**Problem to solve:** Count the lines that include the string "matplotlib", and give only that number.

**Provided data:**
┄┄┄┄┄┄
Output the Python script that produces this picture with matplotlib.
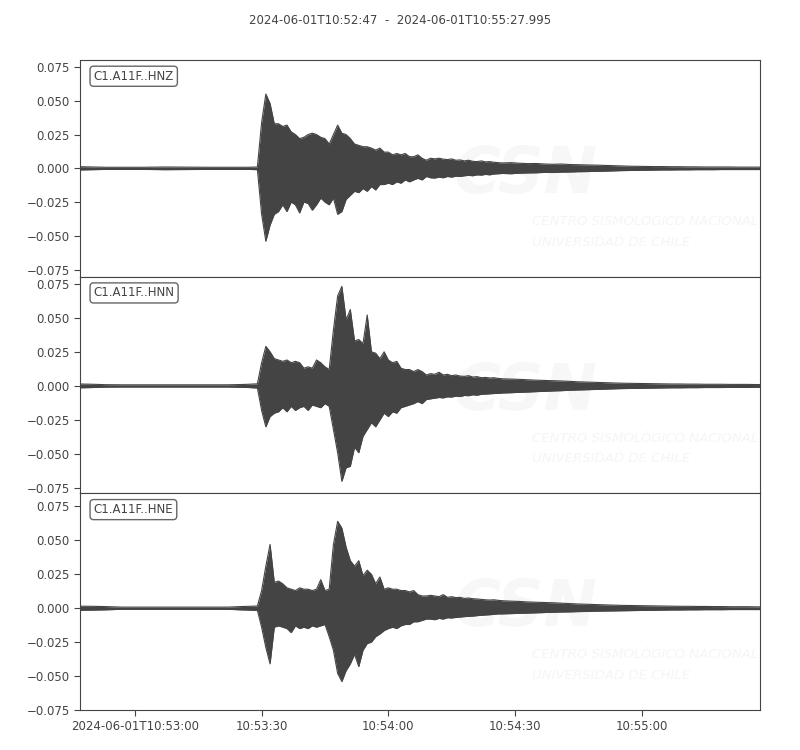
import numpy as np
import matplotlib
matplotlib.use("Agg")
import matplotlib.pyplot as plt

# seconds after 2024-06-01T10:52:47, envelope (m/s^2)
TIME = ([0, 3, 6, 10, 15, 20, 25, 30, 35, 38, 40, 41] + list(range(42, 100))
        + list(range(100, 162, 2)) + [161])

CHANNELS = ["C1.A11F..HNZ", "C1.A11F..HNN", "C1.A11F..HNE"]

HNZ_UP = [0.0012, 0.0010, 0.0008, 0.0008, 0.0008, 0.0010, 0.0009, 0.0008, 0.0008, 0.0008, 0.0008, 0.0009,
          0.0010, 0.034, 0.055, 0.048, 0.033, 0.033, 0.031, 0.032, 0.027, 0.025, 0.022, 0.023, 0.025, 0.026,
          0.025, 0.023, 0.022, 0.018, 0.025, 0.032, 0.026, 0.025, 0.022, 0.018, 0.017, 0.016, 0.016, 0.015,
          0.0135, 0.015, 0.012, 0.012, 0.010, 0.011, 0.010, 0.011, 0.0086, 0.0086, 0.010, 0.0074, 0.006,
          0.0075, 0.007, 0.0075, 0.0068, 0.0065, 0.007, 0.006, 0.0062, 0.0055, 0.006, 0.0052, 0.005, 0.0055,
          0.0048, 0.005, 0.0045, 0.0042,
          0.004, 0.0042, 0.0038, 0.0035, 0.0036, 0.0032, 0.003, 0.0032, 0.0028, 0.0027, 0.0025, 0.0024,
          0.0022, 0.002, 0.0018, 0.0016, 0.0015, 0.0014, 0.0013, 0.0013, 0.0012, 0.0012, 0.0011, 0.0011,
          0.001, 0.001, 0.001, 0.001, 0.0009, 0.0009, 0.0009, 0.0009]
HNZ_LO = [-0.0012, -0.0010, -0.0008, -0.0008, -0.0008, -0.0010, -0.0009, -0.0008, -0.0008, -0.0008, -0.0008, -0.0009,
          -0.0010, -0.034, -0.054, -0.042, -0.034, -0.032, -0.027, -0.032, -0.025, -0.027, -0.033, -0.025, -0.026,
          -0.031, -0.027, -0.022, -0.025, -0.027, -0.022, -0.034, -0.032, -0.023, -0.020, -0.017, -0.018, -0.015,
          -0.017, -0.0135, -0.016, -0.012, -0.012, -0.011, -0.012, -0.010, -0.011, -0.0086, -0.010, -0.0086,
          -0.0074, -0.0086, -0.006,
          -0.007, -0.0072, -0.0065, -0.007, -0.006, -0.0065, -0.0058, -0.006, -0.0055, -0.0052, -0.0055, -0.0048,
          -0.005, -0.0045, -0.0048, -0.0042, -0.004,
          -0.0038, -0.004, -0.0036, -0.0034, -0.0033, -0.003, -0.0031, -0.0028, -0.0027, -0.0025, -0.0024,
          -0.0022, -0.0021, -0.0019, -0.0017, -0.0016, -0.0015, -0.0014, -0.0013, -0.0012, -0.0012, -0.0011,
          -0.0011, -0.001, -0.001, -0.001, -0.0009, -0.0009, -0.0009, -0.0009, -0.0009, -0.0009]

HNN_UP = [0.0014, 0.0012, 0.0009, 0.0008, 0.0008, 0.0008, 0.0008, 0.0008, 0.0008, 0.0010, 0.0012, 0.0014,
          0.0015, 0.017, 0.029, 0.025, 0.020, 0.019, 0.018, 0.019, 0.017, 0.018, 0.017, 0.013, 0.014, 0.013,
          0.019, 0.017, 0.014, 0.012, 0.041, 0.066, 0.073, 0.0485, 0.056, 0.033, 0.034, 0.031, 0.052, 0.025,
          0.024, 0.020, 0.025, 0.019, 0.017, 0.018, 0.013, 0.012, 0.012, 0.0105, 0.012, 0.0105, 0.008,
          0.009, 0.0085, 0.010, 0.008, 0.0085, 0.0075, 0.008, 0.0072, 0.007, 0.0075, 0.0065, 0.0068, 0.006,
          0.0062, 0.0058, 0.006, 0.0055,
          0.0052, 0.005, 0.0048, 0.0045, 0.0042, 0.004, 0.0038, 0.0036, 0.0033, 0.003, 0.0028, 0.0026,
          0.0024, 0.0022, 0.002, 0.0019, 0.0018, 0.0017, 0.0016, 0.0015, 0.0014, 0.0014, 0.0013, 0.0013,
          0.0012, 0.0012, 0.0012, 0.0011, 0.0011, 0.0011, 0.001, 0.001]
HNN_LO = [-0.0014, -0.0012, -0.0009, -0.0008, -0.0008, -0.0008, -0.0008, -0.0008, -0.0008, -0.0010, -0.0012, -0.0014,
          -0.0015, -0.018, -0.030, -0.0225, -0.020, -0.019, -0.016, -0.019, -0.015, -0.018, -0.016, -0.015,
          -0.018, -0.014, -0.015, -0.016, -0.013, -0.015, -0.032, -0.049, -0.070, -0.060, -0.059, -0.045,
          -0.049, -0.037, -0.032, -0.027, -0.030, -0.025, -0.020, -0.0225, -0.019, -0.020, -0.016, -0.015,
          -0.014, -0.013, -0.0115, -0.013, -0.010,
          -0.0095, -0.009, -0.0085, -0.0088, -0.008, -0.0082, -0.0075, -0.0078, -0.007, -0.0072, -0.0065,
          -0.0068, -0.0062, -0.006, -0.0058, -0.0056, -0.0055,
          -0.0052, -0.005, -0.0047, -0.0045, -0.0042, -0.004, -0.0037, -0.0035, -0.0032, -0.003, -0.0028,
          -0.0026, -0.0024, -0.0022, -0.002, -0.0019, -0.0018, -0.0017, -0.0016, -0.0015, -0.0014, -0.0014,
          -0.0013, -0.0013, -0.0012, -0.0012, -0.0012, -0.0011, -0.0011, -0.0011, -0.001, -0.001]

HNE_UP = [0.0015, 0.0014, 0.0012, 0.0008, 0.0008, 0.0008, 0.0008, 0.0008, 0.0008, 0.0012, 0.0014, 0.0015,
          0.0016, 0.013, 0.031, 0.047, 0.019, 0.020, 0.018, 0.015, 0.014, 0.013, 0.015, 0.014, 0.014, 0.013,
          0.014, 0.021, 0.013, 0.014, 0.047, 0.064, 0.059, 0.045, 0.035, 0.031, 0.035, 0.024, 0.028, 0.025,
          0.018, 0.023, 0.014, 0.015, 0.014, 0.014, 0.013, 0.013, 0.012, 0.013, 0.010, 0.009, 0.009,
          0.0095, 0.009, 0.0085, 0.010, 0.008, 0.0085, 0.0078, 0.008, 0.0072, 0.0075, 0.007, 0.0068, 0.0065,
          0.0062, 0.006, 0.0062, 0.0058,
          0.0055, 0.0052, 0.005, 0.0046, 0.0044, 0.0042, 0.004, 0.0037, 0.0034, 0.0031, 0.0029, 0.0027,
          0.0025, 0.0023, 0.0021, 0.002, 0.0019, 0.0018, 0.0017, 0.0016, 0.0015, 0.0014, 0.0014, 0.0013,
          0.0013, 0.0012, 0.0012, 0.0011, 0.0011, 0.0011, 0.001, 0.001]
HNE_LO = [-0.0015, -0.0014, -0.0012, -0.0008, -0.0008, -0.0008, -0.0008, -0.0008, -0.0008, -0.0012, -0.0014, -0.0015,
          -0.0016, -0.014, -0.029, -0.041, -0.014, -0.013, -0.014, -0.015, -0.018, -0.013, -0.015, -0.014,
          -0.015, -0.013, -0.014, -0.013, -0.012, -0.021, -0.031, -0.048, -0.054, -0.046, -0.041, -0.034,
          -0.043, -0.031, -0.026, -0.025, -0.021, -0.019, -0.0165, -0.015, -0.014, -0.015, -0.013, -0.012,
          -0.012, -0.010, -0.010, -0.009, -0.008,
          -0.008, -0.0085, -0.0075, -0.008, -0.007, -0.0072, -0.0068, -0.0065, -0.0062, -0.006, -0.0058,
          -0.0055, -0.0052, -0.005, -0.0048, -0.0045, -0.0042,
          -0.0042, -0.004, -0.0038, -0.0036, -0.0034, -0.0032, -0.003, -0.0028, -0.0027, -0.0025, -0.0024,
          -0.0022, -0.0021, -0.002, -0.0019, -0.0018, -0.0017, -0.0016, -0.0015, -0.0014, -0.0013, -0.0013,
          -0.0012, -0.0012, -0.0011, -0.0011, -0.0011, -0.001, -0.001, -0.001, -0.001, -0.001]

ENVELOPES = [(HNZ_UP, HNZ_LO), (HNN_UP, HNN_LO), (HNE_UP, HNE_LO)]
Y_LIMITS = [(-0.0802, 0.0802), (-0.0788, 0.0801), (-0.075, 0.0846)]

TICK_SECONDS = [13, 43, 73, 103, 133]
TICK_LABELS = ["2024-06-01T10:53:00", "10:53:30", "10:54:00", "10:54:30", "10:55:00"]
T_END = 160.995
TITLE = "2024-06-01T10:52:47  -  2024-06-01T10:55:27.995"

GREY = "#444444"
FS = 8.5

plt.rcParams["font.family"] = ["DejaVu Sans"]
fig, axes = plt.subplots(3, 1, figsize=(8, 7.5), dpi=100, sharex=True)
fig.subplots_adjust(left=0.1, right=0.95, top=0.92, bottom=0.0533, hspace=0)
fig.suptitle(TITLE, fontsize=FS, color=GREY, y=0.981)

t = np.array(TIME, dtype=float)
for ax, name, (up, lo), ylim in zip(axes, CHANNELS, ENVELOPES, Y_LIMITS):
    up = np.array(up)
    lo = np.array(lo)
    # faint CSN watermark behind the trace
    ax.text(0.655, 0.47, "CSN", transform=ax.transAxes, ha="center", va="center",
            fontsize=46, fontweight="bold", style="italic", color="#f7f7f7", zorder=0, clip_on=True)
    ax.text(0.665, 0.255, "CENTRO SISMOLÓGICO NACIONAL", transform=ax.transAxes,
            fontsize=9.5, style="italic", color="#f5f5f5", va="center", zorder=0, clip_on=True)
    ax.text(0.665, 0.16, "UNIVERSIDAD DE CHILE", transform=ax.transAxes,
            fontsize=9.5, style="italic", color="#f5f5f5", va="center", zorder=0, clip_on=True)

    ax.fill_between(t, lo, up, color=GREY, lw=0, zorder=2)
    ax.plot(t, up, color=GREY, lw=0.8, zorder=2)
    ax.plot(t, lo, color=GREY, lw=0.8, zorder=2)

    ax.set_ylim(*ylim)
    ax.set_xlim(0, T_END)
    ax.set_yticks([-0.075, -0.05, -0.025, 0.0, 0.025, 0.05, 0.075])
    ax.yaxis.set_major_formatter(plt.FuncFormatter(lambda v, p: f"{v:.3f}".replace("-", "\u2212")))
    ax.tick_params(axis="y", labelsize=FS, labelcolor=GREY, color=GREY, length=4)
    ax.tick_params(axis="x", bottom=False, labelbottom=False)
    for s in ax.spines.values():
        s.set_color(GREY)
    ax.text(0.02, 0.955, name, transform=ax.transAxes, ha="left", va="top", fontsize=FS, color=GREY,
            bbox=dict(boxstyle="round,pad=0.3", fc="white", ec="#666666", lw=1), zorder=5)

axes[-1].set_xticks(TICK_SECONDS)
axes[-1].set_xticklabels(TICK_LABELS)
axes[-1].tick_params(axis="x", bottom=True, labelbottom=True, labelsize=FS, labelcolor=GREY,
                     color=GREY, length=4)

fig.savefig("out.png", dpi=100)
┄┄┄┄┄┄
**Exercise output:** 4